My PM advice: never go to your boss with problems. Go to him/her with a recommended solution that you would like them to endorse. Even if you are horribly wrong and they have to tell you to do something completely different, it's still way better than going in asking, "derrrrrr, what do I do now?"
My PM advice: never go to your boss with problems. Go to him/her with a recommended solution that you would like them to endorse. Even if you are horribly wrong and they have to tell you to do something completely different, it's still way better than going in asking, "derrrrrr, what do I do now?"
I’m in no way talking about hiding. I’m just saying that when you do (as soon as you can) tell them about a problem/challenge, *also* tell them what you intend to do about it. I’m not talking about hiding the problem until after you have actually solved it - I’m saying go in with a plan for solving it.I don't agree at all. In general, hiding is a bad solution.
I’m in no way talking about hiding. I’m just saying that when you do (as soon as you can) tell them about a problem/challenge, *also* tell them what you intend to do about it. I’m not talking about hiding the problem until after you have actually solved it - I’m saying go in with a plan for solving it.
I meant hiding one's uncertainty.
I certainly ascribe to the cliche that bad direct reports bring their managers problems and good ones bring them solutions. But I read your statement as "if you don't have a solution keep quiet," and I do not agree with that. I'm much rather somebody who understands their limitations (and is willing to learn) than somebody who is trying to play superman (and believes admission of ignorance is weakness).
Kep, Project or Program? If Program your endless optimism will be erased by Friday. If Project and you want any help on RTX stuff or whatever you can look me up and msg me, 1132010.
Sigh. I am clearly unable to communicate on this topic.
Last try: Share *everything*, including unknowns, uncertainties, risks, and of course specific things that you need your boss to do for the project to succeed (resources, doors opened, etc), but do not expect your boss to do your job for you. I have seen that situation far too often - if the boss ends up wondering "what am I paying this guy for?" then he won't be asking that question for very long.

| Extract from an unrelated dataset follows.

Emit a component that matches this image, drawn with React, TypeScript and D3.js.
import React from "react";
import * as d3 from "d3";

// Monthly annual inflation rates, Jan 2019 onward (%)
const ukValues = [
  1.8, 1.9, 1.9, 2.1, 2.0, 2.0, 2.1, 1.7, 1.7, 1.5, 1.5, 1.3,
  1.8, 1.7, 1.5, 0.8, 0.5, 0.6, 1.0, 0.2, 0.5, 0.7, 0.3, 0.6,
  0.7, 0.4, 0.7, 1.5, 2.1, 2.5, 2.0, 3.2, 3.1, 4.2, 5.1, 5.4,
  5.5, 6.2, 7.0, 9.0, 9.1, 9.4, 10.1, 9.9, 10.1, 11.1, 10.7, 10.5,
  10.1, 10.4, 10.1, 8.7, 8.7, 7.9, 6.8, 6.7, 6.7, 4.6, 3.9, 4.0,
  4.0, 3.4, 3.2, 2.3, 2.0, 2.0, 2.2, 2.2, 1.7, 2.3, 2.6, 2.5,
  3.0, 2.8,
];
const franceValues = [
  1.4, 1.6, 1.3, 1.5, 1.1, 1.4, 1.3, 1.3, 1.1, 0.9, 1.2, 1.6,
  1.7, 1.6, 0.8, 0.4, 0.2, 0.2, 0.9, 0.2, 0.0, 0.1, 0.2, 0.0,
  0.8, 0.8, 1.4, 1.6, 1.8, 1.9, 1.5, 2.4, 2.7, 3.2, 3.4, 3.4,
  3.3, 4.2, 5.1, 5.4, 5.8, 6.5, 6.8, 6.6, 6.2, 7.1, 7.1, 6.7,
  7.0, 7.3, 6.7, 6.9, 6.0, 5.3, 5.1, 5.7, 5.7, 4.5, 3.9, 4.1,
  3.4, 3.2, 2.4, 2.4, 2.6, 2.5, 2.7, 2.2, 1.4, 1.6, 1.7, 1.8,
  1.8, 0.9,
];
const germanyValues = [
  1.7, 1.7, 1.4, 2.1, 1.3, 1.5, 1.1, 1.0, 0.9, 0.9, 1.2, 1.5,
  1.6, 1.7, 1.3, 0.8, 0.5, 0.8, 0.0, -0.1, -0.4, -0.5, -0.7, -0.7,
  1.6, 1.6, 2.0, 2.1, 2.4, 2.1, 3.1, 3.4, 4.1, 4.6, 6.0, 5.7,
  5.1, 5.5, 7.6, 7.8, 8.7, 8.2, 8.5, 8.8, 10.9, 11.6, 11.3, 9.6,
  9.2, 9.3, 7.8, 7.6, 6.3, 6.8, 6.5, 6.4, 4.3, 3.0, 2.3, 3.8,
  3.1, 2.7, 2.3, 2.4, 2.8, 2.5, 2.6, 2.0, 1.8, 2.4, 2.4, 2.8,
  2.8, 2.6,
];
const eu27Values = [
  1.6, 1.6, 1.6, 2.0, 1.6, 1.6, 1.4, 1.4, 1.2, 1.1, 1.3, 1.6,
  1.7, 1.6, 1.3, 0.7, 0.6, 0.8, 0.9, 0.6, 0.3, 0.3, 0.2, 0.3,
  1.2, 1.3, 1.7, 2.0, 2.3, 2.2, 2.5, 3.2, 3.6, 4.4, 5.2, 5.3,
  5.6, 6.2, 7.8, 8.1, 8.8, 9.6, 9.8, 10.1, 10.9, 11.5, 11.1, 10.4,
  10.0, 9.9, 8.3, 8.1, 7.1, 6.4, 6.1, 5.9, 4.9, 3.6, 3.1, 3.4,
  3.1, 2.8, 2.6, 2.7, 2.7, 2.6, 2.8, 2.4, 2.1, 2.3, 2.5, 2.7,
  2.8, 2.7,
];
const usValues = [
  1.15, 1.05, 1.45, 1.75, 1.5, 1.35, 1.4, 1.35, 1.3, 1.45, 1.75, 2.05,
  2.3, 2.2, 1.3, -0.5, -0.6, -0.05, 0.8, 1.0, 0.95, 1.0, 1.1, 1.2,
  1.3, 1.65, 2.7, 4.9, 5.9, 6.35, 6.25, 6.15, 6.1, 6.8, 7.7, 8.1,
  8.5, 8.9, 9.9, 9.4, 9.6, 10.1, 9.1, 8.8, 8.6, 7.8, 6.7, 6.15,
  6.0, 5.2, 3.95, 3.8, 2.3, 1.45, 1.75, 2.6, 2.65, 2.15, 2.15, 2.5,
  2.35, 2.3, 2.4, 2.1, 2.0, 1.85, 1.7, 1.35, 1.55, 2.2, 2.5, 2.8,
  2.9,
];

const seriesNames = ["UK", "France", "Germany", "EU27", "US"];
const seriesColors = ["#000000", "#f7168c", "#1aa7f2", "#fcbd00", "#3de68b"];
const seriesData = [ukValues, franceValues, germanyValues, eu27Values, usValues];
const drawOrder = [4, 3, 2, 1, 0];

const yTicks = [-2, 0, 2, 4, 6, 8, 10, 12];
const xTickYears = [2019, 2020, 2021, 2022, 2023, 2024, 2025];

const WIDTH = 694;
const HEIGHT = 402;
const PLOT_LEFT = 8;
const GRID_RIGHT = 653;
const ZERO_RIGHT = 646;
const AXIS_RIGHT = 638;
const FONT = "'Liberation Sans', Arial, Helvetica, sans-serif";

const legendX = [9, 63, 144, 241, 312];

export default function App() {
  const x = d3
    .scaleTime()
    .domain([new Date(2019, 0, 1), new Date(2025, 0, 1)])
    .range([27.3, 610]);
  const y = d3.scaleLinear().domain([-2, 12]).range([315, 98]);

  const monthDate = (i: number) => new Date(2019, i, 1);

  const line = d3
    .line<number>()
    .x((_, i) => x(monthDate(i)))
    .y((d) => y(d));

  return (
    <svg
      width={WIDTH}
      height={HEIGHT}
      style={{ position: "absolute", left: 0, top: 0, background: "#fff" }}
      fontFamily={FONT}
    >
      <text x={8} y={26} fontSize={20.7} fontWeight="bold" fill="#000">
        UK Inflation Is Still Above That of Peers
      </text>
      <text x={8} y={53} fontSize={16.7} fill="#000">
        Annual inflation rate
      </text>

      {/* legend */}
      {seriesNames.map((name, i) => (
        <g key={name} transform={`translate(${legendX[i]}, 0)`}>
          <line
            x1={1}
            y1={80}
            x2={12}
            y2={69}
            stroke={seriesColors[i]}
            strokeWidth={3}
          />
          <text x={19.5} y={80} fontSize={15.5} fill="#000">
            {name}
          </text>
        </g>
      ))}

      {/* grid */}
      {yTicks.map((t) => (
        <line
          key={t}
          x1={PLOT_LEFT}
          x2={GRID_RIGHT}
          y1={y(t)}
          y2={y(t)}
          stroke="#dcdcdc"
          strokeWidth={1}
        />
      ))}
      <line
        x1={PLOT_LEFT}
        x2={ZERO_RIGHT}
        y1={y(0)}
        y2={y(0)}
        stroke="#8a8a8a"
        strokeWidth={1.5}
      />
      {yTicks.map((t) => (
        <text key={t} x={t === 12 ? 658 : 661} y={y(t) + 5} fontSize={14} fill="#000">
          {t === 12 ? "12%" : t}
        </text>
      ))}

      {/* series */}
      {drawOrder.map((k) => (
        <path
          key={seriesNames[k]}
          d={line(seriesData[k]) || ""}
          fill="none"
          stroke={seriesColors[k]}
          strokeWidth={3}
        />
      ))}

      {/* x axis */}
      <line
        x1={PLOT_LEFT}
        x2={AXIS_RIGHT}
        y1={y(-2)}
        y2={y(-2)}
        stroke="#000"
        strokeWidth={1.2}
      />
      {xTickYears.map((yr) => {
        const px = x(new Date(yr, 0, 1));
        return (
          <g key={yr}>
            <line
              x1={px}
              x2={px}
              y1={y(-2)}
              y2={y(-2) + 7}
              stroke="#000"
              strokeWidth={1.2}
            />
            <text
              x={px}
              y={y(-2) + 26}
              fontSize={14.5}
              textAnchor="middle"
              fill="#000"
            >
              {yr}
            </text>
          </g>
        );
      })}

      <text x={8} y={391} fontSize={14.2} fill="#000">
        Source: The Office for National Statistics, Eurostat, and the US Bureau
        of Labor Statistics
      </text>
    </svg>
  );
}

I really hate project managers. We waste so much time in meetings talking about process and presentations that we spend almost not time looking at data and making conclusions. And they tend not to go out of their way to understand much of anything other than "keep on the timing plan".
Horrible people.
Kep, have you taken any courses in various PM methodology? I took a Scrum course a few years ago when I was between jobs and found it unbelievably valuable. Now, as a manager and sometimes PM, I use a lot of the ideas from that Agile/Scrum process. I don't do software development so it doesn't perfectly translate, but the real basic concepts of sprints/tasks and whatnot translate to almost anything.
I really hate project managers. We waste so much time in meetings talking about process and presentations that we spend almost not time looking at data and making conclusions. And they tend not to go out of their way to understand much of anything other than "keep on the timing plan".
Horrible people.
I have taken an overview course in Project Management and then I have training in some related stuff like EVM. There are elements of it from my CM background, I am very interested in approaches and resources to help me be more effective and not provoke the negative reaction MV voice -- since I come from a technical background I understand where he is coming from.

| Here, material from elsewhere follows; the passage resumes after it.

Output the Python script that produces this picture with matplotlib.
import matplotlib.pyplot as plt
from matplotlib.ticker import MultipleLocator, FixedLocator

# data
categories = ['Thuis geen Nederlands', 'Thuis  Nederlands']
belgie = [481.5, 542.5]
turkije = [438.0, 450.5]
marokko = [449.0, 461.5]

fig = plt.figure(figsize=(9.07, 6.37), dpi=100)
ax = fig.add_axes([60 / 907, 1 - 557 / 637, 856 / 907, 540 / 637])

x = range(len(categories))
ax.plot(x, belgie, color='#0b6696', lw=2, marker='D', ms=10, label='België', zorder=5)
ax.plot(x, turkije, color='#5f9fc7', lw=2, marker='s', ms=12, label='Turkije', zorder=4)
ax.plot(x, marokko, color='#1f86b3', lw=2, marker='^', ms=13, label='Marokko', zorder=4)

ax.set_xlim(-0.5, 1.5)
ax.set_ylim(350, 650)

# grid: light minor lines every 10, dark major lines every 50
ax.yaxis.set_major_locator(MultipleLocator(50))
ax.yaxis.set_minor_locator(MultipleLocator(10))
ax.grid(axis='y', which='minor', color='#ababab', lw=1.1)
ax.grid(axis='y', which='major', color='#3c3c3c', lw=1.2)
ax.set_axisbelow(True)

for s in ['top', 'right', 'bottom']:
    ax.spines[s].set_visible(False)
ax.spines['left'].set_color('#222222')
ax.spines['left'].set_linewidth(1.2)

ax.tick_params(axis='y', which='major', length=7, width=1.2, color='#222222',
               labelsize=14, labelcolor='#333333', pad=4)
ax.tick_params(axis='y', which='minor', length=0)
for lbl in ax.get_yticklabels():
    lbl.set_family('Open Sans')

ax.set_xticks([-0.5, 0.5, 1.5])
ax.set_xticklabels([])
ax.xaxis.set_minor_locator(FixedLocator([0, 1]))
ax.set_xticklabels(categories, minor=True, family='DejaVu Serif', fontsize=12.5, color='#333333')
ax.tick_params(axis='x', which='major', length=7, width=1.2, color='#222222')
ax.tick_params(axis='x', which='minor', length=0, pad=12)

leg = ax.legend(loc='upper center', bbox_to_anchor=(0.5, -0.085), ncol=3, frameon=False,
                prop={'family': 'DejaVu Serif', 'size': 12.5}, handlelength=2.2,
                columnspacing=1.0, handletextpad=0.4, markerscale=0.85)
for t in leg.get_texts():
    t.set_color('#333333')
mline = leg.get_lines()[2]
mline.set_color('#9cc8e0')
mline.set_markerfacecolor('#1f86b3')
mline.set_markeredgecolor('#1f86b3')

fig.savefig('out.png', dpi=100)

I just joined the PMI and am reading through PMBoK, and I'm on PM groups on reddit, Discord, LinkedIn, and the PMI to lurk and absorb language and zeitgeist. I'm trying to build a support/resource group which at first I'm unashamedly just going to be a drain on eating their brains. Anybody here interested in a Project Management thread? I'll start one -- I haven't been ingratiating myself to you folks for the last 20 years for nothing. It's the Long Game.
As for Agile, Scrum, and Kanban, I can spell them. I am starting to read up on them, but beyond the common sense precursors that I've stumbled on myself they are naught but words that come up in job reqs so far.
Do you feel they aren't approaching their tasks (coordination of different functions, communication/clarifications of objectives and parameters from leadership to technical staff and of status, risks, and technical considerations the other direction) correctly, or that the tasks themselves don't exist? If they made you a PM at gunpoint, how would you do it?
lol maybe you just have bad project managers. I see my whole purpose is to take care of that stuff as much as possible so the people doing real work can focus on it.